Certain expressions have an uncanny knack of describing not only the matter in hand but also being able to match the sentiment behind the headlines. 'Flip-flop' is one that comes to mind just now, not so much as the noun to describe a style of casual footwear but as a verb to encapsulate the inability to be decisive. As the great dame of democracy that is America hoists up her skirts in readiness for the dash to the Presidential elections later this year, a process that we observe in the UK on a four-yearly cycle of distanced disbelief, like watching the ghastly inevitability of a recurring car crash in slow motion, the less than flattering term has once again been dusted down and embedded into needy Republican and Democrat sound bites.

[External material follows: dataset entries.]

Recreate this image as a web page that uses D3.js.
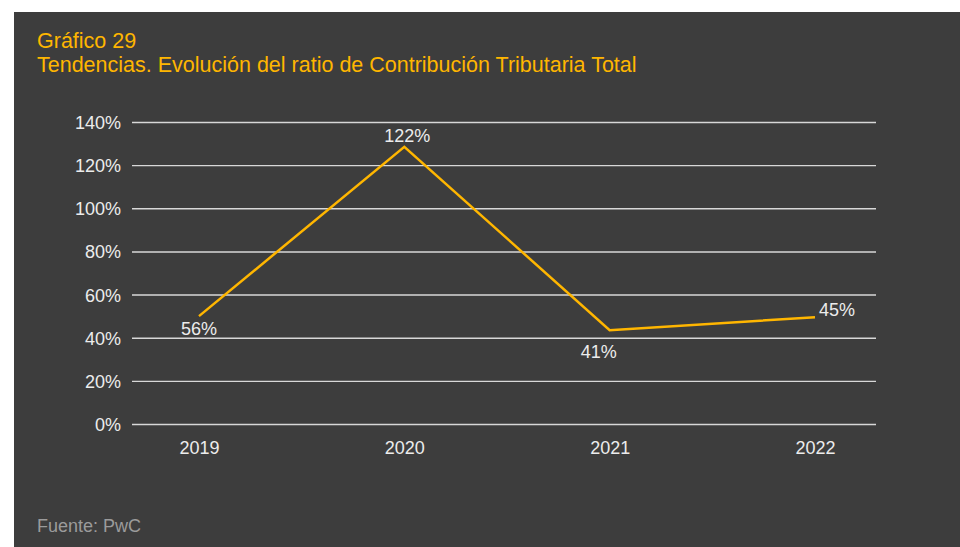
<!DOCTYPE html>
<html>
<head>
<meta charset="utf-8">
<script src="https://cdn.jsdelivr.net/npm/d3@7"></script>
<style>
  body { margin: 0; background: #fff; }
  svg text { font-family: "Liberation Sans", Arial, sans-serif; }
</style>
</head>
<body>
<div class="chart"></div>
<script>
var years = ["2019", "2020", "2021", "2022"];
// where the line is drawn in the picture (%)
var lineValues = [50, 128.5, 43.5, 49.5];
// labels printed next to the points
var pointLabels = ["56%", "122%", "41%", "45%"];
var yTicks = [0, 20, 40, 60, 80, 100, 120, 140];

var opts = {
  width: 960,
  height: 547,
  yellow: "#ffb600",
  bg: "#3d3d3d",
  text: "#ececec"
};

var svg = d3.select('.chart').append('svg')
  .attr('width', opts.width)
  .attr('height', opts.height);

svg.append('rect')
  .attr('x', 14).attr('y', 12)
  .attr('width', opts.width - 14)
  .attr('height', opts.height - 12)
  .attr('fill', opts.bg);

// titles
svg.append('text')
  .attr('x', 37).attr('y', 48)
  .attr('fill', opts.yellow)
  .attr('font-size', 21.5)
  .text('Gráfico 29');

svg.append('text')
  .attr('x', 37).attr('y', 72)
  .attr('fill', opts.yellow)
  .attr('font-size', 21.5)
  .text('Tendencias. Evolución del ratio de Contribución Tributaria Total');

var x = d3.scalePoint().domain(years).range([199, 815]);
var y = d3.scaleLinear().domain([0, 140]).range([424, 122]);

// gridlines + y labels
var yAxis = svg.append('g')
  .attr('transform', 'translate(132,0)')
  .call(d3.axisLeft(y).tickValues(yTicks).tickSize(-744)
    .tickPadding(11).tickFormat(function(d) { return d + '%'; }));
yAxis.select('.domain').remove();
yAxis.selectAll('line').attr('stroke', '#d8d8d8').attr('stroke-width', 1.4);
yAxis.selectAll('text')
  .attr('fill', opts.text)
  .attr('font-size', 18)
  .attr('dy', '0.36em');

// x labels
var xAxis = svg.append('g')
  .attr('transform', 'translate(0,424)')
  .call(d3.axisBottom(x).tickSize(0).tickPadding(17));
xAxis.select('.domain').remove();
xAxis.selectAll('text')
  .attr('fill', opts.text)
  .attr('font-size', 18);

var data = years.map(function(yr, i) {
  return { year: yr, value: lineValues[i], label: pointLabels[i] };
});

var line = d3.line()
  .x(function(d) { return x(d.year); })
  .y(function(d) { return y(d.value); });

svg.append('path')
  .datum(data)
  .attr('d', line)
  .attr('fill', 'none')
  .attr('stroke', opts.yellow)
  .attr('stroke-width', 2.5);

// label placement: below for 2019 and 2021, above for 2020, right for 2022
var labelPos = {
  "2019": { dx: 0, dy: 19, anchor: 'middle' },
  "2020": { dx: 3, dy: -5, anchor: 'middle' },
  "2021": { dx: -11, dy: 28, anchor: 'middle' },
  "2022": { dx: 4, dy: -1, anchor: 'start' }
};

svg.selectAll('text.point-label')
  .data(data)
  .enter()
  .append('text')
  .attr('class', 'point-label')
  .attr('x', function(d) { return x(d.year) + labelPos[d.year].dx; })
  .attr('y', function(d) { return y(d.value) + labelPos[d.year].dy; })
  .attr('text-anchor', function(d) { return labelPos[d.year].anchor; })
  .attr('fill', opts.text)
  .attr('font-size', 18)
  .text(function(d) { return d.label; });

svg.append('text')
  .attr('x', 37).attr('y', 532)
  .attr('fill', '#9b9b9b')
  .attr('font-size', 18)
  .text('Fuente: PwC');
</script>
</body>
</html>
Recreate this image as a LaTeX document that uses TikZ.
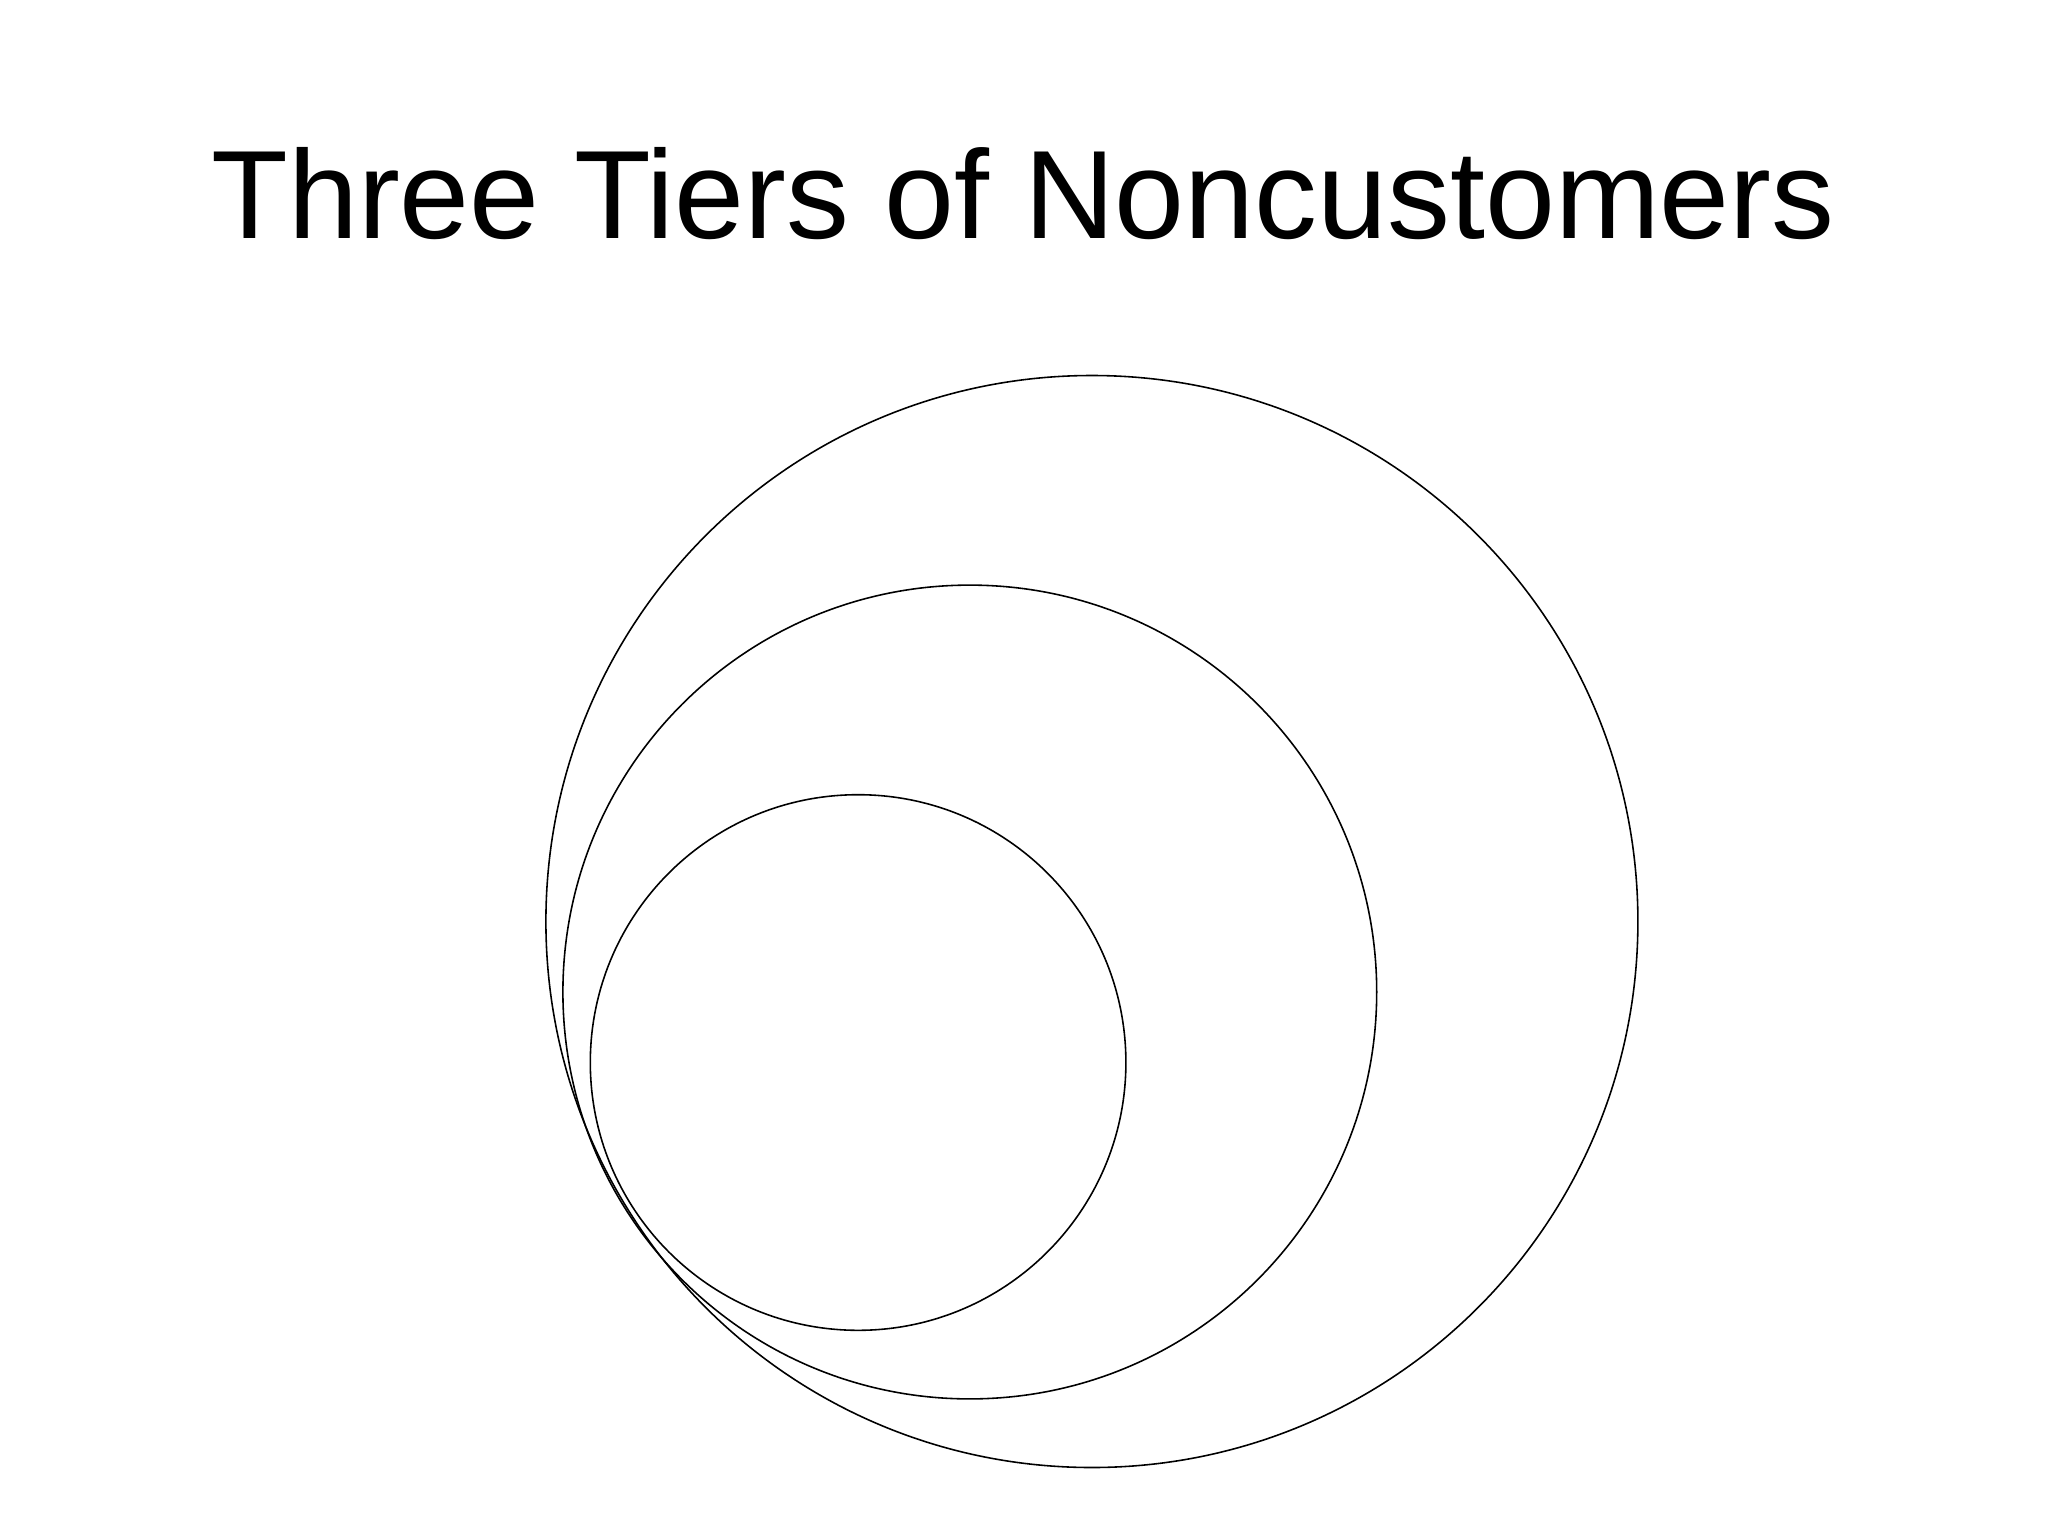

Sadly, it might also be pressed into service on this side of the Atlantic, and at almost the same periodicity to describe the opening and closing of dental schools. Flip, one opens in response to a political imperative to fill the gap in the dentist workforce; flop, another closes as the economics dictate that we now have an oversupply. Having seen my own dental school (how extraordinarily possessive we are about these institutions), UCH, closed in the mid-1990s I have to admit to a certain chagrin at witnessing several more popping up in the mid-2000s as documented by gleeful press snaps of hard-hatted deans on bulldozers, eager dental professionals of tomorrow tree-planting and conveyer-belts of dignitaries 'topping out' facilities, pulling twee ceremonial curtains and snipping taughtly held ribbons. Surely I was not alone then in asking what would happen in about five years time? Well, welcome to the future as we now read not only in the dental press but also in the national dailies about a shortfall, real or imagined, in vocational training places for new graduates.

Hygienists 'set aside'

From tracking the debate on web-fora and various other anecdotal conversations in recent months, I suspect we are entering or have already embarked upon a period of 'he said, she said' in terms of how many places have been placed, the quantity of the displaced that have been displaced and the number of disaffected who are now disaffected. But what is emerging is another fine mess along the lines of the lingering destiny of our inability to get the dental workforce in balance. History is littered with examples from the Teviot Report in 1945 through to the Nuffields of the 1990s interspersed with the erudite documentation of innumerable other Working Parties, Study Groups and Planning Committees in the intervening years which have served only to bounce dental education up into the air or judder it down to the ground on the see-saw of uncertainty.

It would be lovely to have someone to blame. As a society, fuelled by the need of the media to persecute a scapegoat, we like nothing better than to drag a reputation through the mud. The truth of the matter though is that no one person or body is responsible, perhaps the solution to the matter as well as the cause. The Department (or successive Departments), the BDA, the GDC, the universities, various governments; at none of these doors can the blame be neatly stacked and a bonfire lit. The complexities of workforce supply, especially in an economic union such as the European Community as well as the confustications of third party payment systems such as the NHS, clash head-on with a demand which is almost without definition, virtually unmeasurable and infinitely subject to disease patterns, patient whims and aesthetic fashion. Stalemate.

Except that as a profession we are left not only with numbers but with real people, colleagues, who are unable to practise that for which they have spent five or more years training. The consequences are given even greater drama by being dropped into the maelstrom of an economic downturn. So, not only are graduates out of work but hygienists are being 'set aside' by dentists now anxious to maximise their own surgery time and save on the wage bill. If it all sounds reminiscent of the flip-flopping that dental therapists have experienced over the years of, oh yes, opening and closing dental therapy schools and courses then it is probably no coincidence.

The uncomfortable truth is that no one single entity is able to do much about it, apart from the market and that, as we know from our experience of buying carrots to selling homes, is not always a comfortable place to be. It never has a cosy place for sentiment however much we may blather about rights to work, years of study or society's investment in the future. I fear that as we while away the hours waiting for the good times to return we will also need to engage in greater creativity. Diversity is about more than recognising human differences, surviving has as much to do with lateral thinking as it does with creating opportunities and prospering requires not only celebrating success but also managing hardship. It would seem fair and fluffy and lovely to be able to find a villain, wave a wand and make everything well again but the new world is quite different. Flip if you can, flop if you can't.